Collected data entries
>>>
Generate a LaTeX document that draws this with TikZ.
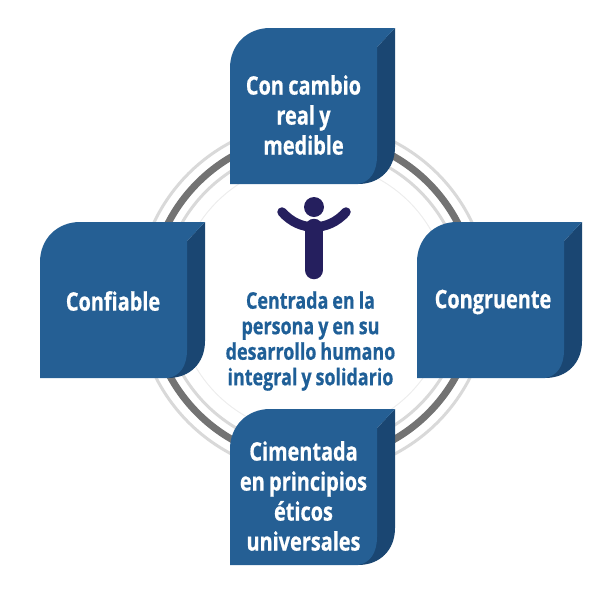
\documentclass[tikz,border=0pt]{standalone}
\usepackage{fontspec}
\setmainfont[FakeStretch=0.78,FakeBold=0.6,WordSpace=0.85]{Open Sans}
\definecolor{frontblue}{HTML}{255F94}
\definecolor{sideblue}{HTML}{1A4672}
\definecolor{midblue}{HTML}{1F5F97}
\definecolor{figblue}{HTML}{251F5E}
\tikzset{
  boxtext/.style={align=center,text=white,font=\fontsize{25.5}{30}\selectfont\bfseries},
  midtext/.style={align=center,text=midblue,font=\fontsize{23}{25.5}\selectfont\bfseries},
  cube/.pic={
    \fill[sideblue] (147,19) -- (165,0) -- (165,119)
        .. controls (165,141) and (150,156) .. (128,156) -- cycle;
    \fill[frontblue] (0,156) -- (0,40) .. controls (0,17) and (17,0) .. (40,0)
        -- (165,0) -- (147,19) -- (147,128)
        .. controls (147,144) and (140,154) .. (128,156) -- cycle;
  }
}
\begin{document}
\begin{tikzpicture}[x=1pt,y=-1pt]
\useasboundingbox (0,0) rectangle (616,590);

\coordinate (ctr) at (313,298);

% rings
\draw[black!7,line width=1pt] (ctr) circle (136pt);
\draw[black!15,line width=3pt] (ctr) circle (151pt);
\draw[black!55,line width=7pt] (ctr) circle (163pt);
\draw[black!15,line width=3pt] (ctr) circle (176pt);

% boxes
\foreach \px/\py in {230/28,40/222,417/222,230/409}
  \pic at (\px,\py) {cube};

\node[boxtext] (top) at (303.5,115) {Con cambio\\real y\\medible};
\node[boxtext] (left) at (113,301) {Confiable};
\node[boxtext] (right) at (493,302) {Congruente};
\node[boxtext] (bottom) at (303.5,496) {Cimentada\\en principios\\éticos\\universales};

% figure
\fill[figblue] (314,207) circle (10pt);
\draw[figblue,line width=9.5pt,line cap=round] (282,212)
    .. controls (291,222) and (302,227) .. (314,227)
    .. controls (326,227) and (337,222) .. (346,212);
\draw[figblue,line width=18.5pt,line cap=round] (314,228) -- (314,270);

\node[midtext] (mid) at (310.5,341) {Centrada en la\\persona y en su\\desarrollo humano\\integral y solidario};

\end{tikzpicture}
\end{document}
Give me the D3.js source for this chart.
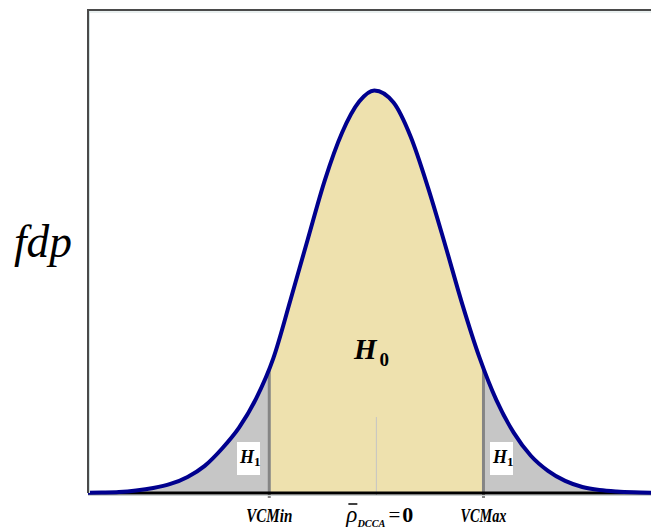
<<<
• WRITTEN TASK:
Starting at the first line of the material, output exactly the lines up to and including the one with "(bottom) at (303.5,496)". Do not include the pictures.

• ANSWER TO THE EXERCISE:
Generate a LaTeX document that draws this with TikZ.
\documentclass[tikz,border=0pt]{standalone}
\usepackage{fontspec}
\setmainfont[FakeStretch=0.78,FakeBold=0.6,WordSpace=0.85]{Open Sans}
\definecolor{frontblue}{HTML}{255F94}
\definecolor{sideblue}{HTML}{1A4672}
\definecolor{midblue}{HTML}{1F5F97}
\definecolor{figblue}{HTML}{251F5E}
\tikzset{
  boxtext/.style={align=center,text=white,font=\fontsize{25.5}{30}\selectfont\bfseries},
  midtext/.style={align=center,text=midblue,font=\fontsize{23}{25.5}\selectfont\bfseries},
  cube/.pic={
    \fill[sideblue] (147,19) -- (165,0) -- (165,119)
        .. controls (165,141) and (150,156) .. (128,156) -- cycle;
    \fill[frontblue] (0,156) -- (0,40) .. controls (0,17) and (17,0) .. (40,0)
        -- (165,0) -- (147,19) -- (147,128)
        .. controls (147,144) and (140,154) .. (128,156) -- cycle;
  }
}
\begin{document}
\begin{tikzpicture}[x=1pt,y=-1pt]
\useasboundingbox (0,0) rectangle (616,590);

\coordinate (ctr) at (313,298);

% rings
\draw[black!7,line width=1pt] (ctr) circle (136pt);
\draw[black!15,line width=3pt] (ctr) circle (151pt);
\draw[black!55,line width=7pt] (ctr) circle (163pt);
\draw[black!15,line width=3pt] (ctr) circle (176pt);

% boxes
\foreach \px/\py in {230/28,40/222,417/222,230/409}
  \pic at (\px,\py) {cube};

\node[boxtext] (top) at (303.5,115) {Con cambio\\real y\\medible};
\node[boxtext] (left) at (113,301) {Confiable};
\node[boxtext] (right) at (493,302) {Congruente};
\node[boxtext] (bottom) at (303.5,496) {Cimentada\\en principios\\éticos\\universales};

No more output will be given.